● **Stated exercise**:
Your task is to output the listing word for word, with pictures excluded.

● **Information shown**:
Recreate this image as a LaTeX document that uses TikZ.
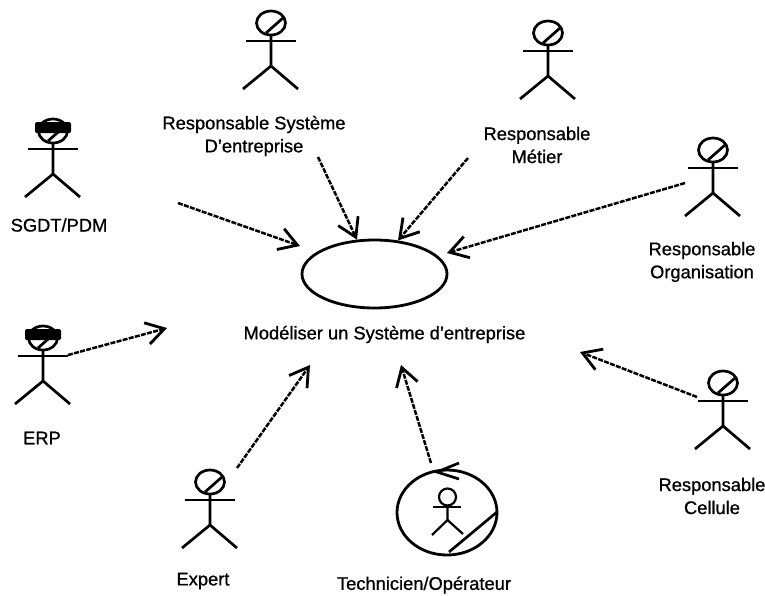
\documentclass[tikz,border=0pt]{standalone}
\usepackage{fontspec}
\setmainfont[FakeBold=0.9]{Liberation Sans}
\usetikzlibrary{shapes.geometric, arrows.meta}
\tikzstyle{usecase} = [ellipse, inner sep=0pt, minimum width=145pt, minimum height=68pt, draw=black, line width=2.8pt]
\tikzstyle{label} = [align=center, inner sep=0pt, font=\fontsize{18.3}{23}\selectfont]
\tikzstyle{limb} = [line width=2.7pt]
\tikzstyle{thinlimb} = [line width=2.2pt]
\tikzstyle{arrow} = [line width=2.5pt, dash pattern=on 5pt off 1.3pt, -{Straight Barb[length=18pt,width=22pt,line width=2.8pt]}]
% stick figure, #1 #2 = centre of the head
\newcommand{\actor}[2]{
\begin{scope}[shift={(#1,#2)}]
\draw[limb] (0,0) ellipse (14.5 and 12);
\draw[limb] (-5,10) -- (12,-5);
\draw[limb] (-25,18) -- (25,18);
\draw[limb] (0,12) -- (0,43) -- (-28,66);
\draw[limb] (0,43) -- (27,66);
\end{scope}
}
\newcommand{\blackbar}[2]{\fill[rounded corners=1.5pt] (#1-18,#2-9) rectangle (#1+18,#2+2);}

\begin{document}
\begin{tikzpicture}[x=1pt, y=-1pt]
\useasboundingbox (0,0) rectangle (765,595);
\node (uc) [usecase] at (374.5,274) {};
\node (uc_label) [label] at (384.5,334.5) {Modéliser un Système d'entreprise};

% actors
\actor{53}{131} \blackbar{53}{131}
\actor{43}{338} \blackbar{43}{338}
\actor{271}{23}
\actor{548}{33}
\actor{713}{150}
\actor{723}{383}
\actor{210}{482}

\node (sgdt) [label] at (59,225) {SGDT/PDM};
\node (erp) [label] at (42,438) {ERP};
\node (syst) [label] at (254,136) {Responsable Système\\D'entreprise};
\node (metier) [label] at (537,145) {Responsable\\Métier};
\node (orga) [label] at (702,262) {Responsable\\Organisation};
\node (cell) [label] at (712,496) {Responsable\\Cellule};
\node (expert) [label] at (203,581) {Expert};
\node (tech) [label] at (424,585) {Technicien/Opérateur};

% worker
\node (worker) [ellipse, inner sep=0pt, minimum width=100pt, minimum height=85pt, draw=black, line width=2.8pt] at (447,512.5) {};
\draw[thinlimb] (447.5,497) circle (8.5);
\draw[thinlimb] (433,507) -- (461,507);
\draw[thinlimb] (447.5,505) -- (447.5,520) -- (432,535);
\draw[thinlimb] (447.5,520) -- (463,534);
\draw[limb] (449,552) -- (497,512);
\draw[limb] (459,463) -- (437,472) -- (459,479);

% arrow ends
\coordinate (sgdt_a) at (178,203);
\coordinate (sgdt_b) at (300,246);
\coordinate (syst_a) at (318,157);
\coordinate (metier_a) at (468,158);
\coordinate (orga_a) at (685,183);
\coordinate (orga_b) at (447,253);
\coordinate (erp_a) at (68,355);
\coordinate (erp_b) at (167,328);
\coordinate (cell_a) at (697,397);
\coordinate (cell_b) at (580,352);
\coordinate (expert_a) at (237,468);
\coordinate (expert_b) at (310,365);
\coordinate (tech_a) at (431,463);
\coordinate (tech_b) at (401,365);

\draw[arrow] (sgdt_a) -- (sgdt_b);
\draw[arrow] (syst_a) -- (uc.117);
\draw[arrow] (metier_a) -- (uc.55);
\draw[arrow] (orga_a) -- (orga_b);
\draw[arrow] (erp_a) -- (erp_b);
\draw[arrow] (cell_a) -- (cell_b);
\draw[arrow] (expert_a) -- (expert_b);
\draw[arrow] (tech_a) -- (tech_b);
\end{tikzpicture}
\end{document}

● **Final answer**:
Recreate this image as a LaTeX document that uses TikZ.
\documentclass[tikz,border=0pt]{standalone}
\usepackage{fontspec}
\setmainfont[FakeBold=0.9]{Liberation Sans}
\usetikzlibrary{shapes.geometric, arrows.meta}
\tikzstyle{usecase} = [ellipse, inner sep=0pt, minimum width=145pt, minimum height=68pt, draw=black, line width=2.8pt]
\tikzstyle{label} = [align=center, inner sep=0pt, font=\fontsize{18.3}{23}\selectfont]
\tikzstyle{limb} = [line width=2.7pt]
\tikzstyle{thinlimb} = [line width=2.2pt]
\tikzstyle{arrow} = [line width=2.5pt, dash pattern=on 5pt off 1.3pt, -{Straight Barb[length=18pt,width=22pt,line width=2.8pt]}]
% stick figure, #1 #2 = centre of the head
\newcommand{\actor}[2]{
\begin{scope}[shift={(#1,#2)}]
\draw[limb] (0,0) ellipse (14.5 and 12);
\draw[limb] (-5,10) -- (12,-5);
\draw[limb] (-25,18) -- (25,18);
\draw[limb] (0,12) -- (0,43) -- (-28,66);
\draw[limb] (0,43) -- (27,66);
\end{scope}
}
\newcommand{\blackbar}[2]{\fill[rounded corners=1.5pt] (#1-18,#2-9) rectangle (#1+18,#2+2);}

\begin{document}
\begin{tikzpicture}[x=1pt, y=-1pt]
\useasboundingbox (0,0) rectangle (765,595);
\node (uc) [usecase] at (374.5,274) {};
\node (uc_label) [label] at (384.5,334.5) {Modéliser un Système d'entreprise};

% actors
\actor{53}{131} \blackbar{53}{131}
\actor{43}{338} \blackbar{43}{338}
\actor{271}{23}
\actor{548}{33}
\actor{713}{150}
\actor{723}{383}
\actor{210}{482}

\node (sgdt) [label] at (59,225) {SGDT/PDM};
\node (erp) [label] at (42,438) {ERP};
\node (syst) [label] at (254,136) {Responsable Système\\D'entreprise};
\node (metier) [label] at (537,145) {Responsable\\Métier};
\node (orga) [label] at (702,262) {Responsable\\Organisation};
\node (cell) [label] at (712,496) {Responsable\\Cellule};
\node (expert) [label] at (203,581) {Expert};
\node (tech) [label] at (424,585) {Technicien/Opérateur};

% worker
\node (worker) [ellipse, inner sep=0pt, minimum width=100pt, minimum height=85pt, draw=black, line width=2.8pt] at (447,512.5) {};
\draw[thinlimb] (447.5,497) circle (8.5);
\draw[thinlimb] (433,507) -- (461,507);
\draw[thinlimb] (447.5,505) -- (447.5,520) -- (432,535);
\draw[thinlimb] (447.5,520) -- (463,534);
\draw[limb] (449,552) -- (497,512);
\draw[limb] (459,463) -- (437,472) -- (459,479);

% arrow ends
\coordinate (sgdt_a) at (178,203);
\coordinate (sgdt_b) at (300,246);
\coordinate (syst_a) at (318,157);
\coordinate (metier_a) at (468,158);
\coordinate (orga_a) at (685,183);
\coordinate (orga_b) at (447,253);
\coordinate (erp_a) at (68,355);
\coordinate (erp_b) at (167,328);
\coordinate (cell_a) at (697,397);
\coordinate (cell_b) at (580,352);
\coordinate (expert_a) at (237,468);
\coordinate (expert_b) at (310,365);
\coordinate (tech_a) at (431,463);
\coordinate (tech_b) at (401,365);

\draw[arrow] (sgdt_a) -- (sgdt_b);
\draw[arrow] (syst_a) -- (uc.117);
\draw[arrow] (metier_a) -- (uc.55);
\draw[arrow] (orga_a) -- (orga_b);
\draw[arrow] (erp_a) -- (erp_b);
\draw[arrow] (cell_a) -- (cell_b);
\draw[arrow] (expert_a) -- (expert_b);
\draw[arrow] (tech_a) -- (tech_b);
\end{tikzpicture}
\end{document}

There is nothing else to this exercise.